Here are my Sunday morning coffee infused musings about organizational change…condensed in three principles:

  1. Clarity is key.

You must be able to answer a few simple yet complex questions

  • Why are we changing?
  • What is the actual problem we are trying to solve, what opportunity are we trying to take advantage of?
  • How do we know that is the right/only problem to solve?
  • What are we “transforming” to?

This seems like such a simple intuitive step, and yet it is the one question leaders I speak to are unable to answer. What are you trying to accomplish? What is the vision for this change?

The answer I usually get revolves around an output: we want to put this new process in place, change this system. However, I rarely get an answer that clarifies the ultimate “why” behind the change and/or transformation.

  1. Organizational conversations are the only way to get this clarity
    • Clarity on the “Why” for change will never emerge from an executive offsite

I repeat

  • Clarity on the “Why” for change will never emerge from an executive offsite

Also

  • Clarity on the “Why” for change will not emerge from the analysis of a consultant or a team of consultants (even Rockstar consultants)

Ok Negative Nelly, where will it actually come from?

Talking. A lot. And to a lot of people.

The knowledge you need to get clarity is always already  in the organization. There is magic in getting people to sit at a common table and have a structured yet honest, vulnerable (write that last one down), hard conversation about what needs to change and what the real issues are.

If you like, you can enlist the support of that Rockstar consultant to do the leg work and gather information to feed your conversations. Maybe even facilitate those conversations with an inquisitive mind and powerful questions. However, their contribution should be about supporting artefacts and presence not ready made answers and best practices.

  1. The only way to have those conversations is if your culture allows it
    • This one is so important that if you do not have such a culture, that is your first change project.

So. What actually is a culture that makes these conversations possible?

It is a culture in which vulnerability is encouraged, allowed and nurtured (you can make a Kumbaya joke here if you like).

This means leaders and individual contributors alike are allowed to say, “I don’t know” and “this makes me afraid”.

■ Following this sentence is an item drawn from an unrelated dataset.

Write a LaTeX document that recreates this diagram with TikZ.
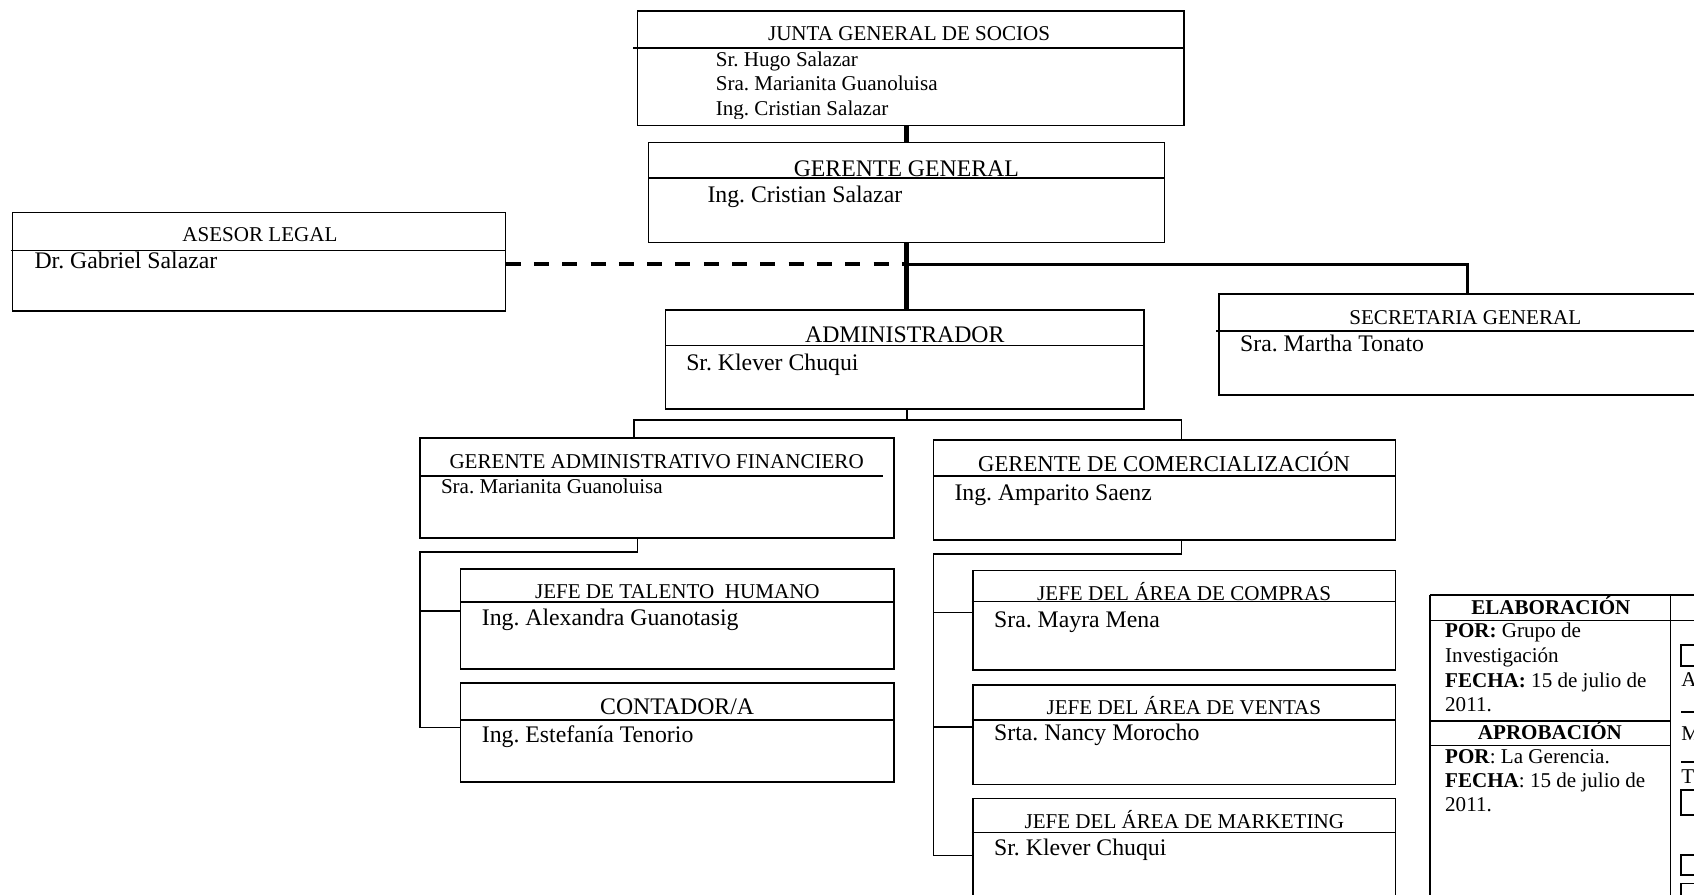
\documentclass[tikz,border=0pt]{standalone}
\usepackage{fontspec}
\setmainfont{Liberation Serif}
\usetikzlibrary{fit}
\frenchspacing
\newcommand\fsA{\fontsize{19.5}{22.4}\selectfont\frenchspacing}
\newcommand\fsB{\fontsize{22}{25.3}\selectfont\frenchspacing}
\newcommand\fsC{\fontsize{21}{24.2}\selectfont\frenchspacing}
\begin{document}
\begin{tikzpicture}[x=1pt,y=-1pt,
  orgbox/.style={draw, line width=1.5pt, inner sep=0pt, outer sep=0pt},
  rule/.style={line width=1.5pt},
  thinlink/.style={line width=1.5pt, line join=miter},
  heavylink/.style={line width=4.3pt},
  medlink/.style={line width=2.7pt, line join=miter},
  dashlink/.style={line width=3.7pt, dash pattern=on 13.9pt off 12.3pt},
  ttl/.style={anchor=base, inner sep=0pt, font=\fsA},
  ttlB/.style={anchor=base, inner sep=0pt, font=\fsB},
  nm/.style={anchor=base west, inner sep=0pt, font=\fsA},
  nmB/.style={anchor=base west, inner sep=0pt, font=\fsB},
  tbl/.style={line width=1.5pt}]
\useasboundingbox (0,0) rectangle (1568,828);
\fill[white] (0,0) rectangle (1568,828);
\clip (0,0) rectangle (1568,828);

% ---------- boxes ----------
\node[orgbox, fit={(589.9,10.2) (1095.9,116.3)}] (junta) {};
\node[orgbox, fit={(600.1,132) (1077.7,224.3)}] (gg) {};
\node[orgbox, fit={(11.7,196.8) (468,287.9)}] (asesor) {};
\node[orgbox, fit={(616.1,286.9) (1058.9,378.6)}] (admin) {};
\node[orgbox, fit={(1128.3,272) (1588.7,365.6)}] (sec) {};
\node[orgbox, fit={(389,405.6) (827.5,498)}] (gaf) {};
\node[orgbox, fit={(863.9,407.3) (1291.8,499.8)}] (gc) {};
\node[orgbox, fit={(426.4,526.7) (827.5,619)}] (jth) {};
\node[orgbox, fit={(426.4,632) (827.5,724)}] (cont) {};
\node[orgbox, fit={(900.9,528.2) (1291.8,620.1)}] (jac) {};
\node[orgbox, fit={(900.9,634) (1291.8,726)}] (jav) {};
\node[orgbox, fit={(900.9,739) (1291.8,870)}] (jam) {};

% ---------- dividers ----------
\draw[rule] (586.2,44.7) -- (junta.east |- 0,44.7);
\draw[rule] (gg.west |- 0,165) -- (gg.east |- 0,165);
\draw[rule] (9.9,232) -- (asesor.east |- 0,232);
\draw[rule] (admin.west |- 0,319.9) -- (admin.east |- 0,319.9);
\draw[rule] (1126,306.4) -- (1600,306.4);
\draw[rule] (gaf.west |- 0,440.6) -- (817,440.6);
\draw[rule] (gc.west |- 0,440.3) -- (gc.east |- 0,440.3);
\draw[rule] (jth.west |- 0,557) -- (jth.east |- 0,557);
\draw[rule] (cont.west |- 0,666.4) -- (cont.east |- 0,666.4);
\draw[rule] (899.4,556.9) -- (jac.east |- 0,556.9);
\draw[rule] (899.4,666.4) -- (jav.east |- 0,666.4);
\draw[rule] (899.4,770.7) -- (jam.east |- 0,770.7);

% ---------- texts ----------
\node[ttl] (t-junta) at (841.5,37.6) {JUNTA GENERAL DE SOCIOS};
\begin{scope}
\clip (589,46) rectangle (1096,109.5);
\node[nm] (n-junta1) at (662.4,61.5) {Sr. Hugo Salazar};
\node[nm] (n-junta2) at (662.4,84) {Sra. Marianita Guanoluisa};
\node[nm] (n-junta3) at (662.4,106.5) {Ing. Cristian Salazar};
\end{scope}
\node[ttlB] (t-gg) at (838.9,163) {GERENTE GENERAL};
\node[nmB] (n-gg) at (654.7,187.3) {Ing. Cristian Salazar};
\node[ttl] (t-asesor) at (240.6,223.7) {ASESOR LEGAL};
\node[nmB] (n-asesor) at (31.8,248.4) {Dr. Gabriel Salazar};
\node[ttlB] (t-admin) at (837.5,317.2) {ADMINISTRADOR};
\node[nmB] (n-admin) at (635,343) {Sr. Klever Chuqui};
\node[ttl] (t-sec) at (1356.3,300) {SECRETARIA GENERAL};
\node[nmB] (n-sec) at (1147.7,325) {Sra. Martha Tonato};
\node[ttl] (t-gaf) at (607.8,433.5) {GERENTE ADMINISTRATIVO FINANCIERO};
\node[nm] (n-gaf) at (408,456.6) {Sra. Marianita Guanoluisa};
\node[anchor=base, inner sep=0pt, font=\fsC] (t-gc) at (1077.5,436.6) {GERENTE DE COMERCIALIZACIÓN};
\node[nmB] (n-gc) at (883.3,463.4) {Ing. Amparito Saenz};
\node[ttl] (t-jth) at (627,553.8) {JEFE DE TALENTO\ \ HUMANO};
\node[nmB] (n-jth) at (445.8,579.4) {Ing. Alexandra Guanotasig};
\node[ttlB] (t-cont) at (626.8,661.8) {CONTADOR/A};
\node[nmB] (n-cont) at (445.8,687) {Ing. Estefanía Tenorio};
\node[ttl] (t-jac) at (1096,555.4) {JEFE DEL ÁREA DE COMPRAS};
\node[nmB] (n-jac) at (920,581) {Sra. Mayra Mena};
\node[ttl] (t-jav) at (1095.8,661) {JEFE DEL ÁREA DE VENTAS};
\node[nmB] (n-jav) at (920,685.6) {Srta. Nancy Morocho};
\node[ttl] (t-jam) at (1096.2,766.7) {JEFE DEL ÁREA DE MARKETING};
\node[nmB] (n-jam) at (920,792) {Sr. Klever Chuqui};

% ---------- connectors ----------
\coordinate (hub) at (838.9,244.7);
\draw[heavylink] (gg.north) -- (gg.north |- junta.south);
\draw[heavylink] (gg.south) -- (gg.south |- admin.north);
\draw[medlink] (hub) -| (sec.north);
\draw[dashlink] (asesor.east |- hub) -- (hub);

\coordinate (abus) at (839.8,388.7);
\coordinate (gafin) at (587,388.7);
\coordinate (gcin) at (1093.7,388.7);
\draw[thinlink] (abus |- admin.south) -- (abus);
\draw[thinlink] (gafin |- gaf.north) -- (gafin) -- (gcin) -- (gcin |- gc.north);

\coordinate (gafo) at (590,511);
\coordinate (gafbus) at (389,511);
\coordinate (b1) at (389,565.5);
\coordinate (b2) at (389,673.5);
\draw[thinlink] (gafo |- gaf.south) -- (gafo) -- (gafbus) -- (b2) -- (b2 -| cont.west);
\draw[thinlink] (b1) -- (b1 -| jth.west);

\coordinate (gco) at (1093.7,512.8);
\coordinate (gcbus) at (864,512.8);
\coordinate (c1) at (864,566.8);
\coordinate (c2) at (864,673.2);
\coordinate (c3) at (864,792);
\draw[thinlink] (gco |- gc.south) -- (gco) -- (gcbus) -- (c3) -- (c3 -| jam.west);
\draw[thinlink] (c1) -- (c1 -| jac.west);
\draw[thinlink] (c2) -- (c2 -| jav.west);

% ---------- table ----------
\draw[tbl] (1323.6,550.7) -- (1600,550.7);
\draw[tbl] (1323.6,574.5) -- (1600,574.5);
\draw[tbl] (1323.6,550.7) -- (1323.6,900);
\draw[tbl] (1546.3,550.7) -- (1546.3,900);
\draw[tbl] (1323.6,667.3) -- (1546.3,667.3);
\draw[tbl] (1323.6,690.2) -- (1546.3,690.2);
\node[ttl] (t-elab) at (1435.5,569.2) {\textbf{ELABORACIÓN}};
\node[nm] (e1) at (1337.5,590) {\textbf{POR:} Grupo de};
\node[nm] (e2) at (1337.5,613) {Investigación};
\node[nm] (e3) at (1337.5,636) {\textbf{FECHA:} 15 de julio de};
\node[nm] (e4) at (1337.5,659) {2011.};
\node[ttl] (t-aprob) at (1434.6,684.3) {\textbf{APROBACIÓN}};
\node[nm] (a1) at (1337.5,706.5) {\textbf{POR}: La Gerencia.};
\node[nm] (a2) at (1337.5,728.7) {\textbf{FECHA}: 15 de julio de};
\node[nm] (a3) at (1337.5,751.3) {2011.};
% clipped right column
\draw[tbl] (1556,597) rectangle (1600,616.5);
\node[nm] (r1) at (1556,635) {A};
\draw[line width=1.9pt] (1556,658.7) -- (1600,658.7);
\node[nm] (r2) at (1556,685.5) {M};
\draw[line width=1.9pt] (1556,705) -- (1600,705);
\node[nm] (r3) at (1556,725) {T};
\draw[tbl] (1556,731.2) rectangle (1600,754.3);
\draw[tbl] (1556,791.4) rectangle (1600,810);
\draw[tbl] (1556,817.6) rectangle (1600,860);
\end{tikzpicture}
\end{document}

Why is this important? Well, the emotions linked to what people don’t know and of which they are afraid reside in those parts of the brain that don’t deal with cognition, analysis and all the good stuff. In other words, if people are afraid, they can’t think properly, they can’t brainstorm effectively, they can’t analyse and design change. They literally can’t hear you.

It is also a culture of safe accountability.

Are you just inventing concepts? Could be, but no. Why think of accountability and safety together?

The notion of accountability is an organizational truism. It is even embedded in organizational development models such as RACI. However, what accountability usually means in an organization is “whose hands will we collectively slap if this goes wrong?” Cue back to fear, vulnerability and every (wo)man for themselves.

So safe accountability (yes, ok, I invented it) is about making it possible for leaders and contributors to say “yep, that’s mine. I don’t really know how to fix it (do it, change it, deploy it etc.) but I am totally comfortable owning it and asking for help”

And finally, it is a culture of patience

A culture of patience is one that does not use the words transformation and quick wins in the same sentence. Don’t get me wrong, quick wins are essential to keeping the train moving. Your communications person will clearly be stuck if you don’t have some quick wins.

The thing is, quick wins cannot be substituted for success metrics. They cannot hide the organizational inability to communicate the long-term vision and what it will take to change.

A culture of patience is one in which it is ok for a transformation to take a long time and to start with the foundations.

Clarity. Conversations. Culture.

These principles make everything about change possible: clear change design, effective change management, anchored project management and the holy grail: long lasting adoption.